◆ **OBJECTIVE**:
Starting at the first line of the data, print each line verbatim up to and including the line bearing "s.set_visible(False)", omitting pictures.

-------------------------

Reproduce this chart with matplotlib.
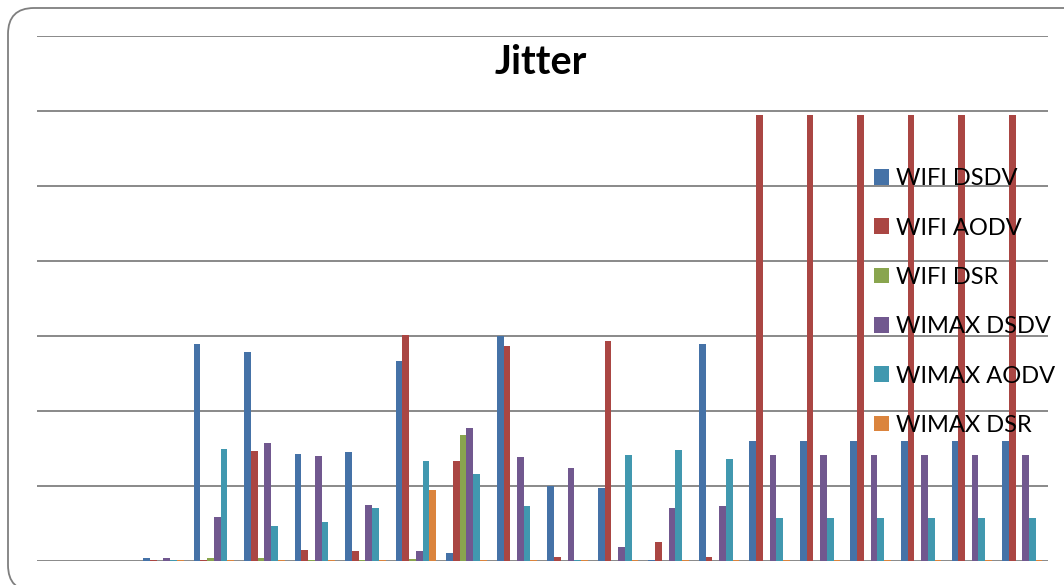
import matplotlib
matplotlib.use("Agg")
import matplotlib.pyplot as plt
import numpy as np
from matplotlib.patches import FancyBboxPatch
from matplotlib.transforms import IdentityTransform

# jitter per scenario (20 runs, first two are empty)
wifi_dsdv = [0, 0, 0.04, 2.89, 2.79, 1.43, 1.46, 2.67, 0.11, 3.00,
             1.00, 0.97, 0.02, 2.89, 1.60, 1.60, 1.60, 1.60, 1.60, 1.60]
wifi_aodv = [0, 0, 0.02, 0.02, 1.47, 0.15, 0.14, 3.01, 1.34, 2.87,
             0.05, 2.93, 0.26, 0.05, 5.95, 5.95, 5.95, 5.95, 5.95, 5.95]
wifi_dsr = [0, 0, 0, 0.045, 0.035, 0.02, 0.02, 0.03, 1.68, 0,
            0, 0, 0, 0, 0, 0, 0, 0, 0, 0]
wimax_dsdv = [0, 0, 0.04, 0.59, 1.58, 1.40, 0.75, 0.13, 1.78, 1.39,
              1.24, 0.19, 0.71, 0.74, 1.42, 1.42, 1.42, 1.42, 1.42, 1.42]
wimax_aodv = [0, 0, 0.02, 1.49, 0.47, 0.52, 0.71, 1.33, 1.16, 0.74,
              0.02, 1.41, 1.48, 1.36, 0.57, 0.57, 0.57, 0.57, 0.57, 0.57]
wimax_dsr = [0, 0, 0.01, 0.01, 0.01, 0.01, 0.02, 0.95, 0.01, 0.01,
             0.01, 0.01, 0.01, 0.01, 0.01, 0.01, 0.01, 0.01, 0.01, 0.01]

labels = ["WIFI DSDV", "WIFI AODV", "WIFI DSR", "WIMAX DSDV", "WIMAX AODV", "WIMAX DSR"]
colors = ["#4572A7", "#AA4643", "#89A54E", "#71588F", "#4198AF", "#DB843D"]
series = [wifi_dsdv, wifi_aodv, wifi_dsr, wimax_dsdv, wimax_aodv, wimax_dsr]

plt.rcParams['font.family'] = ['Lato', 'DejaVu Sans']

fig = plt.figure(figsize=(10.64, 5.85), dpi=100)
ax = fig.add_axes([37/1064, 1 - 561/585, (1047.5 - 37)/1064, (561 - 36)/585])

x = np.arange(len(wifi_dsdv))
w = 1 / 7.5
handles = []
for i, (vals, c, lab) in enumerate(zip(series, colors, labels)):
    b = ax.bar(x + (i - 2.5) * w, vals, width=w, color=c, label=lab, zorder=3)
    handles.append(b)

ax.set_xlim(-0.5, len(x) - 0.5)
ax.set_ylim(0, 7)
ax.set_yticks(range(8))
ax.set_xticks([])
ax.tick_params(left=False, labelleft=False)
ax.grid(axis='y', color='#808080', linewidth=1.3)
ax.set_axisbelow(True)
for s in ax.spines.values():
    s.set_visible(False)

fig.text(541/1064, 1 - 62/585, "Jitter", ha='center', va='center',
         fontsize=28.5, fontweight='bold')

ax.legend(handles=handles, loc='center left', bbox_to_anchor=(874/1064, 1 - 302/585),
          bbox_transform=fig.transFigure, frameon=False, fontsize=17,
          handlelength=0.65, handleheight=0.65, handletextpad=0.3,
          labelspacing=1.2, borderpad=0, borderaxespad=0)

# rounded chart frame, runs off the right and bottom edges
frame = FancyBboxPatch((8, -6), 1100, 585 - 8 + 6,
                       boxstyle="round,pad=0,rounding_size=26",
                       transform=IdentityTransform(), fill=False,
                       edgecolor='#7f7f7f', linewidth=1.3)
fig.patches.append(frame)

fig.savefig("out.png", dpi=100)
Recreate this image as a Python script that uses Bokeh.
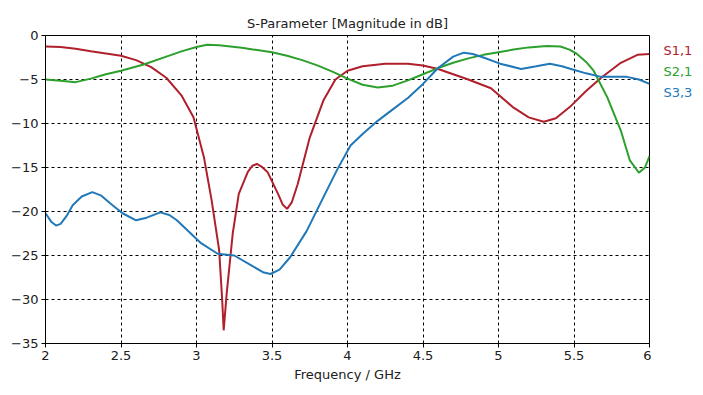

-------------------------

◆ **THE RESPONSE**:
Reproduce this chart with matplotlib.
import matplotlib
matplotlib.use("Agg")
import matplotlib.pyplot as plt
import numpy as np
from matplotlib.patches import FancyBboxPatch
from matplotlib.transforms import IdentityTransform

# jitter per scenario (20 runs, first two are empty)
wifi_dsdv = [0, 0, 0.04, 2.89, 2.79, 1.43, 1.46, 2.67, 0.11, 3.00,
             1.00, 0.97, 0.02, 2.89, 1.60, 1.60, 1.60, 1.60, 1.60, 1.60]
wifi_aodv = [0, 0, 0.02, 0.02, 1.47, 0.15, 0.14, 3.01, 1.34, 2.87,
             0.05, 2.93, 0.26, 0.05, 5.95, 5.95, 5.95, 5.95, 5.95, 5.95]
wifi_dsr = [0, 0, 0, 0.045, 0.035, 0.02, 0.02, 0.03, 1.68, 0,
            0, 0, 0, 0, 0, 0, 0, 0, 0, 0]
wimax_dsdv = [0, 0, 0.04, 0.59, 1.58, 1.40, 0.75, 0.13, 1.78, 1.39,
              1.24, 0.19, 0.71, 0.74, 1.42, 1.42, 1.42, 1.42, 1.42, 1.42]
wimax_aodv = [0, 0, 0.02, 1.49, 0.47, 0.52, 0.71, 1.33, 1.16, 0.74,
              0.02, 1.41, 1.48, 1.36, 0.57, 0.57, 0.57, 0.57, 0.57, 0.57]
wimax_dsr = [0, 0, 0.01, 0.01, 0.01, 0.01, 0.02, 0.95, 0.01, 0.01,
             0.01, 0.01, 0.01, 0.01, 0.01, 0.01, 0.01, 0.01, 0.01, 0.01]

labels = ["WIFI DSDV", "WIFI AODV", "WIFI DSR", "WIMAX DSDV", "WIMAX AODV", "WIMAX DSR"]
colors = ["#4572A7", "#AA4643", "#89A54E", "#71588F", "#4198AF", "#DB843D"]
series = [wifi_dsdv, wifi_aodv, wifi_dsr, wimax_dsdv, wimax_aodv, wimax_dsr]

plt.rcParams['font.family'] = ['Lato', 'DejaVu Sans']

fig = plt.figure(figsize=(10.64, 5.85), dpi=100)
ax = fig.add_axes([37/1064, 1 - 561/585, (1047.5 - 37)/1064, (561 - 36)/585])

x = np.arange(len(wifi_dsdv))
w = 1 / 7.5
handles = []
for i, (vals, c, lab) in enumerate(zip(series, colors, labels)):
    b = ax.bar(x + (i - 2.5) * w, vals, width=w, color=c, label=lab, zorder=3)
    handles.append(b)

ax.set_xlim(-0.5, len(x) - 0.5)
ax.set_ylim(0, 7)
ax.set_yticks(range(8))
ax.set_xticks([])
ax.tick_params(left=False, labelleft=False)
ax.grid(axis='y', color='#808080', linewidth=1.3)
ax.set_axisbelow(True)
for s in ax.spines.values():
    s.set_visible(False)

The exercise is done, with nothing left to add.